Many Arizona residents protect their personal information by installing software on their computers to scan files and directories for viruses and malware. The sophisticated electronic equipment used by hospitals and clinics often have similar anti-virus programs installed, and they generally operate much in the same way. Such software is often programmed to run scans automatically at times that the equipment it protects is unlikely to be in use, but this was not what happened in February 2016 at a major American hospital.
According to an FDA report, an anti-virus program installed on a device used during heart surgery began running during an operation. This rendered the device unusable, and the doctors and nurses involved then scrambled to reboot the operating room's computer system to prevent any harm coming to the patient. The FDA says that this rebooting process caused vital medical equipment to be off-line for almost five minutes.

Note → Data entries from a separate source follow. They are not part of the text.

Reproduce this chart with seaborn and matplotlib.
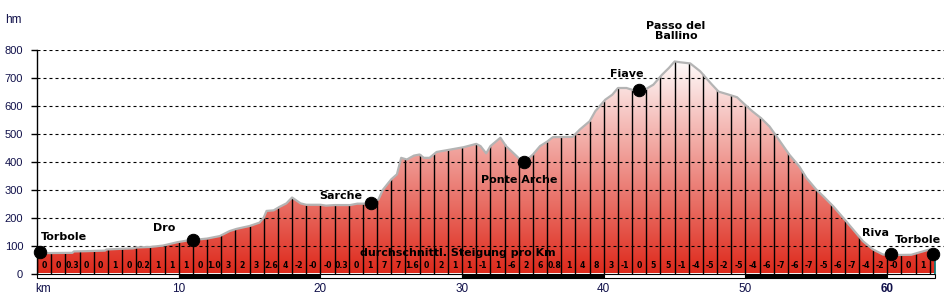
import numpy as np
import pandas as pd
import matplotlib
matplotlib.use('Agg')
import matplotlib.pyplot as plt
import seaborn as sns
from matplotlib.patches import Rectangle
from matplotlib.colors import LinearSegmentedColormap

# ---------------- data ----------------
km = [0.0, 0.5, 2.5, 2.6, 3.5, 4.8, 4.9, 5.8, 6.8, 7.0, 8.0, 8.9, 9.9, 10.6, 11.0,
      12.0, 12.9, 13.6, 14.1, 15.0, 15.7, 16.0, 16.2, 16.7, 17.1, 17.6, 18.0, 18.6,
      19.0, 20.0, 20.4, 21.0, 22.1, 22.6, 23.3, 23.6, 24.1, 24.4, 25.0, 25.4, 25.7,
      26.1, 26.6, 27.0, 27.3, 27.7, 28.2, 29.1, 30.1, 31.0, 31.3, 31.7, 32.0, 32.7,
      33.1, 33.6, 34.1, 34.4, 35.0, 35.5, 36.0, 36.4, 37.8, 38.3, 39.0, 39.4, 40.1,
      40.6, 41.0, 41.6, 42.1, 42.5, 43.0, 43.5, 44.1, 44.6, 45.0, 45.4, 46.1, 46.8,
      47.3, 47.6, 48.1, 48.7, 49.4, 50.1, 50.5, 51.1, 51.7, 52.2, 53.1, 53.8, 54.3,
      55.0, 55.5, 56.2, 57.1, 57.8, 58.3, 59.0, 59.7, 60.3, 61.7, 62.3, 63.0, 63.4]
elev = [72, 73, 74, 79, 80, 82, 86, 88, 90, 93, 95, 100, 112, 118, 120,
        125, 134, 152, 160, 170, 182, 200, 224, 226, 238, 251, 272, 251,
        246, 246, 243, 245, 245, 250, 250, 251, 265, 299, 337, 355, 414,
        408, 422, 426, 414, 414, 435, 443, 452, 464, 456, 430, 456, 486,
        456, 432, 408, 399, 426, 456, 472, 488, 489, 515, 545, 581, 622,
        640, 664, 664, 656, 656, 661, 676, 711, 736, 759, 756, 752, 724,
        695, 678, 651, 642, 631, 598, 580, 556, 526, 490, 425, 383, 342,
        300, 276, 240, 187, 145, 115, 86, 68, 66, 67, 76, 86, 85]

gradient_labels = ["0", "0", "0.3", "0", "0", "1", "0", "0.2", "1", "1",
                   "1", "0", "1.0", "3", "2", "3", "2.6", "4", "-2", "-0",
                   "-0", "0.3", "0", "1", "7", "7", "1.6", "0", "2", "1",
                   "1", "-1", "1", "-6", "2", "6", "0.8", "1", "4", "8",
                   "3", "-1", "0", "5", "5", "-1", "-4", "-5", "-2", "-5",
                   "-4", "-6", "-7", "-6", "-7", "-5", "-6", "-7", "-4", "-2",
                   "-0", "0", "1"]

place_names = ["Torbole", "Dro", "Sarche", "Ponte Arche", "Fiave", "Riva", "Torbole"]
place_km = [0.2, 11.0, 23.6, 34.4, 42.5, 60.3, 63.2]
place_elev = [77, 120, 251, 399, 656, 69, 69]

y_ticks = [0, 100, 200, 300, 400, 500, 600, 700, 800]
x_ticks = [10, 20, 30, 40, 50, 60]

# ---------------- style ----------------
sns.set_style('white')
plt.rcParams['font.family'] = ['DejaVu Sans']

W, H = 945, 299
fig = plt.figure(figsize=(W / 100, H / 100), dpi=100)
x0_px, y0_px, y800_px = 37, 273.5, 50
px_per_km = 14.17
ax = fig.add_axes([x0_px / W, (H - y0_px) / H, (W - x0_px) / W, (y0_px - y800_px) / H])
xmax = (W - x0_px) / px_per_km

df = pd.DataFrame({'km': km, 'elev': elev})

# gradient fill under the profile
poly = ax.fill_between(df['km'], 0, df['elev'], color='none', lw=0)
cmap = LinearSegmentedColormap.from_list('prof', ['#de2a1c', '#ffffff'])
grad = np.linspace(0, 1, 256).reshape(-1, 1)
im = ax.imshow(grad, extent=[0, km[-1], 0, 775], origin='lower', aspect='auto',
               cmap=cmap, zorder=1, interpolation='bilinear')
im.set_clip_path(poly.get_paths()[0], transform=ax.transData)

# km separator lines
kms = np.arange(0, int(km[-1]) + 1)
ax.vlines(kms, 0, np.interp(kms, km, elev), color='black', lw=1, zorder=2)
ax.vlines([km[-1]], 0, [elev[-1]], color='#008080', lw=1.2, zorder=2)

# grid
ax.hlines(y_ticks[1:], 0, xmax, color='black', lw=0.8, linestyles=(0, (2.7, 2.7)), zorder=2.5)

# profile outline
sns.lineplot(data=df, x='km', y='elev', color='#b4b4b4', lw=1.6, zorder=3, ax=ax)

# markers
sns.scatterplot(x=place_km, y=place_elev, color='black', s=80, edgecolor='black',
                zorder=5, ax=ax, clip_on=False)

lab_kw = dict(fontsize=8, fontweight='bold', color='black', zorder=6)
ax.text(0.28, 131, "Torbole", ha='left', va='center', **lab_kw)
ax.text(9.0, 163, "Dro", ha='center', va='center', **lab_kw)
ax.text(21.45, 277, "Sarche", ha='center', va='center', **lab_kw)
ax.text(34.0, 335, "Ponte Arche", ha='center', va='center', **lab_kw)
ax.text(41.6, 714, "Fiave", ha='center', va='center', **lab_kw)
ax.text(45.1, 868, "Passo del\nBallino", ha='center', va='center', linespacing=1.0,
        clip_on=False, **lab_kw)
ax.text(59.2, 145, "Riva", ha='center', va='center', **lab_kw)
ax.text(62.2, 120, "Torbole", ha='center', va='center', clip_on=False, **lab_kw)
ax.text(29.7, 73, "durchschnittl. Steigung pro Km", ha='center', va='center', **lab_kw)

for i, g in enumerate(gradient_labels):
    ax.text(i + 0.5, 27, g, ha='center', va='center', fontsize=5.6,
            fontweight='bold', color='black', zorder=6)

# bottom alternating bar
bar_y, bar_h = -16, 14
for s in range(0, int(np.ceil(km[-1])), 10):
    e = min(s + 10, km[-1])
    black = (s // 10) % 2 == 1
    ax.add_patch(Rectangle((s, bar_y), e - s, bar_h, facecolor='black' if black else 'white',
                           edgecolor='black', lw=0.8, clip_on=False, zorder=4))

# axes formatting
ax.set_xlim(0, xmax)
ax.set_ylim(0, 800)
ax.set_yticks(y_ticks)
ax.set_yticklabels([str(v) for v in y_ticks], fontsize=8, color='#10104a',
                   family=['Liberation Sans', 'DejaVu Sans'])
ax.tick_params(axis='y', left=True, length=4, width=1, color='black', pad=6, direction='out')
ax.set_xticks([])
ax.set_xlabel('')
ax.set_ylabel('')
for sp in ['top', 'right', 'bottom']:
    ax.spines[sp].set_visible(False)
ax.spines['left'].set_color('black')
ax.spines['left'].set_linewidth(1)
ax.spines['left'].set_zorder(7)

for t in x_ticks:
    ax.text(t, -55, str(t), ha='center', va='center', fontsize=8.5, color='#10104a',
            family=['Liberation Sans', 'DejaVu Sans'],
            fontweight='bold' if t == 60 else 'normal', clip_on=False)
ax.text(-0.15, -55, 'km', ha='left', va='center', fontsize=8.5, color='#10104a',
        family=['Liberation Sans', 'DejaVu Sans'], clip_on=False)
fig.text(5 / W, 1 - 20 / H, 'hm', ha='left', va='center', fontsize=8.5, color='#10104a',
         family=['Liberation Sans', 'DejaVu Sans'])

fig.savefig('out.png', dpi=100)
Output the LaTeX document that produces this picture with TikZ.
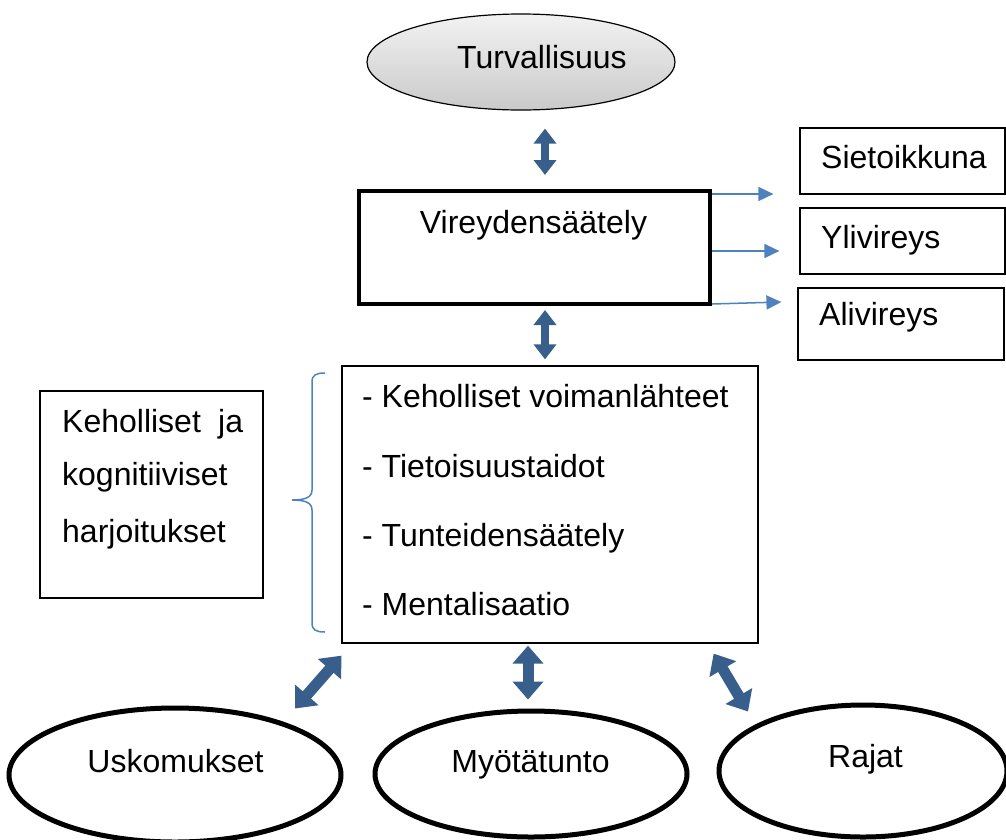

A subsequent investigation determined that the personnel who installed the anti-virus software had not followed the installation instructions and had erred by scheduling the program to run every hour. Hospitals rely on this kind of software to protect them against the kind of cyber attack that prompted a health care provider in the nation's capital to revert back to using paper records in April 2016 after hackers took their electronic systems completely offline. A California hospital paid hackers $17,000 after a similar attack installed ransomware on their computer system in March 2016.
Hospitals may face medical malpractice lawsuits when patients are harmed as a result of unsanitary conditions, inadequate staffing levels or improperly maintained equipment. Attorneys with experiences in this area may also initiate malpractice litigation against medical professionals when a worsened medical condition results from treatment that does not meet generally accepted medical standards.